## DATA EXTRACT:
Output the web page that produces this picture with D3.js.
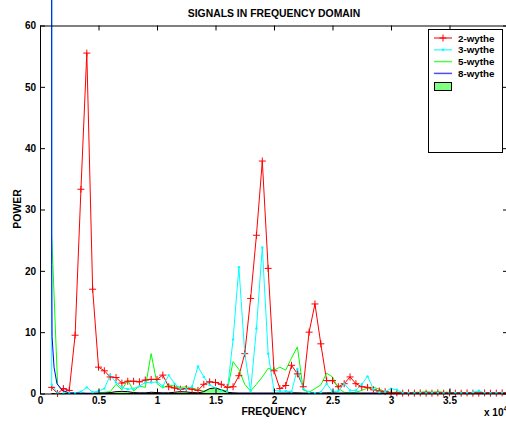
<!DOCTYPE html>
<html>
<head>
<meta charset="utf-8">
<script src="https://d3js.org/d3.v7.min.js"></script>
<style>
  body { margin: 0; background: #fff; }
  svg { display: block; font-family: "Liberation Sans", Arial, sans-serif; font-weight: bold; }
</style>
</head>
<body>
<script>
    // frequency grid (x 10^4), one sample every 0.05
    var freq = d3.range(0.1, 4.0001, 0.05);

    var wythe2 = [
        1.0, 0.0, 0.8, 0.5, 9.5, 33.3, 55.5, 17.0, 4.3, 3.7,
        2.7, 2.6, 1.7, 2.0, 2.0, 1.9, 2.2, 2.3, 2.3, 3.0,
        1.1, 0.9, 0.7, 0.8, 0.7, 0.5, 1.5, 1.9, 1.8, 1.5,
        1.0, 1.1, 2.9, 6.5, 15.5, 25.8, 37.9, 20.4, 3.7, 0.8,
        1.3, 4.6, 3.2, 1.1, 10.0, 14.6, 8.1, 2.1, 2.1, 1.1,
        1.6, 2.7, 1.6, 1.1, 1.0, 0.6, 0.4, 0.3, 0.1, 0.1,
        0.05, 0.1, 0.05, 0.1, 0.05, 0.05, 0.1, 0.05, 0.1, 0.05,
        0.05, 0.1, 0.05, 0.05, 0.1, 0.05, 0.05, 0.1, 0.05
    ];
    var wythe3 = [
        1.4, 0.1, 0.0, 0.1, 0.1, 0.3, 1.0, 0.2, 0.4, 0.8,
        3.0, 1.8, 1.0, 0.7, 0.8, 1.2, 1.8, 1.8, 1.9, 1.2,
        3.0, 1.6, 0.8, 0.7, 1.1, 4.4, 2.7, 1.4, 0.9, 0.5,
        0.3, 8.8, 20.6, 6.5, 0.4, 10.6, 23.8, 6.5, 0.5, 0.4,
        0.4, 0.3, 4.0, 0.8, 0.2, 0.1, 0.2, 1.6, 0.3, 0.4,
        1.6, 0.5, 0.5, 1.5, 2.8, 0.7, 0.2, 0.3, 0.8, 0.6,
        0.1, 0.1, 0.05, 0.1, 0.05, 0.1, 0.1, 0.05, 0.1, 0.1,
        0.05, 0.1, 0.2, 0.4, 0.1, 0.05, 0.1, 0.1, 0.05
    ];
    var wythe5 = [
        26, 1.5, 0.3, 0.1, 0.1, 0.1, 0.0, 0.0, 0.1, 0.2,
        0.3, 1.5, 0.6, 2.2, 0.4, 1.2, 1.0, 6.5, 1.6, 0.9,
        1.4, 1.2, 1.0, 1.1, 0.9, 0.6, 0.4, 0.6, 0.8, 0.6,
        0.4, 5.2, 3.9, 1.5, 0.4, 1.5, 2.7, 4.1, 3.8, 4.3,
        3.8, 5.8, 7.6, 0.6, 0.2, 0.8, 1.4, 3.3, 2.7, 0.8,
        0.2, 0.1, 0.2, 0.5, 0.9, 1.0, 0.7, 0.3, 0.2, 0.2,
        0.2, 0.1, 0.2, 0.2, 0.3, 0.2, 0.3, 0.2, 0.2, 0.1,
        0.2, 0.1, 0.1, 0.1, 0.1, 0.05, 0.1, 0.05, 0.1
    ];
    var envelope = [
        0, 0, 0, 0, 0, 0, 0, 0, 0.02, 0.05,
        0.15, 0.3, 0.35, 0.3, 0.15, 0.1, 0.1, 0.2, 0.15, 0.1,
        0.1, 0.2, 0.3, 0.25, 0.15, 0.1, 0.3, 0.8, 0.9, 0.6,
        0.2, 0.1, 0.05, 0.05, 0.05, 0.05, 0.05, 0.05, 0.05, 0.05,
        0.05, 0.1, 0.1, 0.05, 0.05, 0.05, 0.05, 0.1, 0.1, 0.05,
        0.05, 0.05, 0.05, 0.05, 0.05, 0.05, 0.05, 0.05, 0.05, 0.05,
        0.05, 0.05, 0.05, 0.05, 0.05, 0.05, 0.05, 0.05, 0.05, 0.05,
        0.05, 0.05, 0.05, 0.05, 0.05, 0.05, 0.05, 0.05, 0.05
    ];
    // 8-wythe is sampled finer near the start
    var wythe8Freq = [0.1, 0.1, 0.103, 0.12, 0.145, 0.19, 0.25, 0.4, 1.0, 2.0, 3.0, 4.0];
    var wythe8 = [500, 21, 9.3, 4.3, 1.6, 0.5, 0.1, 0.05, 0.05, 0.05, 0.05, 0.05];
    var dcValue = 500; // off-scale value at the first bin

    var xTicks = [0, 0.5, 1, 1.5, 2, 2.5, 3, 3.5, 4];
    var xTickLabels = ["0", "0.5", "1", "1.5", "2", "2.5", "3", "3.5", ""];
    var yTicks = [0, 10, 20, 30, 40, 50, 60];
    var legendNames = ["2-wythe", "3-wythe", "5-wythe", "8-wythe"];

    var W = 506, H = 425;
    var svg = d3.select("body").append("svg")
        .attr("width", W)
        .attr("height", H);

    var x = d3.scaleLinear().domain([0, 4]).range([40, 508]);
    var y = d3.scaleLinear().domain([0, 60]).range([393.5, 25.5]);

    // series
    var line = d3.line().x(function(d) { return x(d[0]); }).y(function(d) { return y(d[1]); });
    var pts = function(vals) { return vals.map(function(v, i) { return [freq[i], v]; }); };

    var redPts = pts(wythe2);
    var cyanPts = [[0.1, dcValue]].concat(pts(wythe3));
    var greenPts = [[0.1, dcValue]].concat(pts(wythe5));
    var bluePts = wythe8.map(function(v, i) { return [wythe8Freq[i], v]; });

    svg.append("path").attr("d", line(redPts))
        .attr("fill", "none").attr("stroke", "#ff0000").attr("stroke-width", 1);
    svg.append("path").attr("d", line(greenPts))
        .attr("fill", "none").attr("stroke", "#00ff00").attr("stroke-width", 1);
    svg.append("path").attr("d", line(cyanPts))
        .attr("fill", "none").attr("stroke", "#00ffff").attr("stroke-width", 1);
    svg.append("path").attr("d", line(bluePts))
        .attr("fill", "none").attr("stroke", "#0000ff").attr("stroke-width", 1);

    var area = d3.area().x(function(d) { return x(d[0]); }).y0(y(0)).y1(function(d) { return y(d[1]); });
    svg.append("path").attr("d", area(pts(envelope)))
        .attr("fill", "#80ff80").attr("stroke", "#000").attr("stroke-width", 1);

    // markers
    svg.selectAll(".plus").data(redPts).enter().append("path")
        .attr("class", "plus")
        .attr("transform", function(d) { return "translate(" + x(d[0]) + "," + y(d[1]) + ")"; })
        .attr("d", "M-3.5,0H3.5M0,-3.5V3.5")
        .attr("stroke", "#ff0000").attr("stroke-width", 1);
    svg.selectAll(".dot").data(pts(wythe3)).enter().append("circle")
        .attr("class", "dot")
        .attr("cx", function(d) { return x(d[0]); })
        .attr("cy", function(d) { return y(d[1]); })
        .attr("r", 1.2)
        .attr("fill", "#00ffff");

    // axes (ticks inside, on all four sides)
    var styleAxis = function(g) {
        g.attr("font-family", null).attr("font-size", null);
        g.selectAll("text").attr("fill", "#000").style("font-size", "10px");
        g.selectAll("line").attr("stroke", "#000");
        g.select(".domain").attr("stroke", "#000");
    };
    svg.append("g").attr("transform", "translate(0," + y(0) + ")")
        .call(d3.axisBottom(x).tickValues(xTicks)
            .tickFormat(function(d, i) { return xTickLabels[i]; })
            .tickSize(-5).tickSizeOuter(0).tickPadding(3))
        .call(styleAxis);
    svg.append("g").attr("transform", "translate(0," + y(60) + ")")
        .call(d3.axisTop(x).tickValues(xTicks).tickFormat("").tickSize(-5).tickSizeOuter(0))
        .call(styleAxis);
    svg.append("g").attr("transform", "translate(" + x(0) + ",0)")
        .call(d3.axisLeft(y).tickValues(yTicks).tickFormat(String).tickSize(-5).tickSizeOuter(0).tickPadding(4))
        .call(styleAxis);
    svg.append("g").attr("transform", "translate(" + x(4) + ",0)")
        .call(d3.axisRight(y).tickValues(yTicks).tickFormat("").tickSize(-5).tickSizeOuter(0))
        .call(styleAxis);

    // texts
    svg.append("text").attr("x", 274).attr("y", 17).attr("text-anchor", "middle")
        .style("font-size", "10.4px").text("SIGNALS IN FREQUENCY DOMAIN");
    svg.append("text").attr("x", 274).attr("y", 415).attr("text-anchor", "middle")
        .style("font-size", "10.4px").text("FREQUENCY");
    svg.append("text").attr("transform", "translate(21,209) rotate(-90)").attr("text-anchor", "middle")
        .style("font-size", "10.4px").text("POWER");
    var mult = svg.append("text").attr("x", 484).attr("y", 416).style("font-size", "10px");
    mult.append("tspan").text("x 10");
    mult.append("tspan").attr("dy", -5).style("font-size", "7px").text("4");

    // legend
    var leg = svg.append("g");
    leg.append("rect").attr("x", 428.5).attr("y", 29.5).attr("width", 74).attr("height", 123)
        .attr("fill", "#fff").attr("stroke", "#000").attr("stroke-width", 1);
    var legColors = ["#ff0000", "#00ffff", "#00ff00", "#0000ff"];
    legendNames.forEach(function(name, i) {
        var ly = 38 + i * 11.8;
        leg.append("line").attr("x1", 434).attr("x2", 452).attr("y1", ly).attr("y2", ly)
            .attr("stroke", legColors[i]).attr("stroke-width", 1.5).attr("stroke-opacity", 0.7);
        if (i === 0) {
            leg.append("path").attr("transform", "translate(443," + ly + ")")
                .attr("d", "M-3.5,0H3.5M0,-3.5V3.5").attr("stroke", "#ff0000");
        }
        if (i === 1) {
            leg.append("circle").attr("cx", 443).attr("cy", ly).attr("r", 1.2).attr("fill", "#00ffff");
        }
        leg.append("text").attr("x", 458).attr("y", ly + 3.5).style("font-size", "9.8px").text(name);
    });
    leg.append("rect").attr("x", 434.5).attr("y", 82.5).attr("width", 17).attr("height", 8)
        .attr("fill", "#80ff80").attr("stroke", "#000").attr("stroke-width", 1);
</script>
</body>
</html>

## THE REQUEST:
Leave out the pictures and restate, word for word, the lines from the top of the data through the line containing "var freq = d3.range(0.1, 4.0001, 0.05);", both included.

## RESULT BELOW:
Output the web page that produces this picture with D3.js.
<!DOCTYPE html>
<html>
<head>
<meta charset="utf-8">
<script src="https://d3js.org/d3.v7.min.js"></script>
<style>
  body { margin: 0; background: #fff; }
  svg { display: block; font-family: "Liberation Sans", Arial, sans-serif; font-weight: bold; }
</style>
</head>
<body>
<script>
    // frequency grid (x 10^4), one sample every 0.05
    var freq = d3.range(0.1, 4.0001, 0.05);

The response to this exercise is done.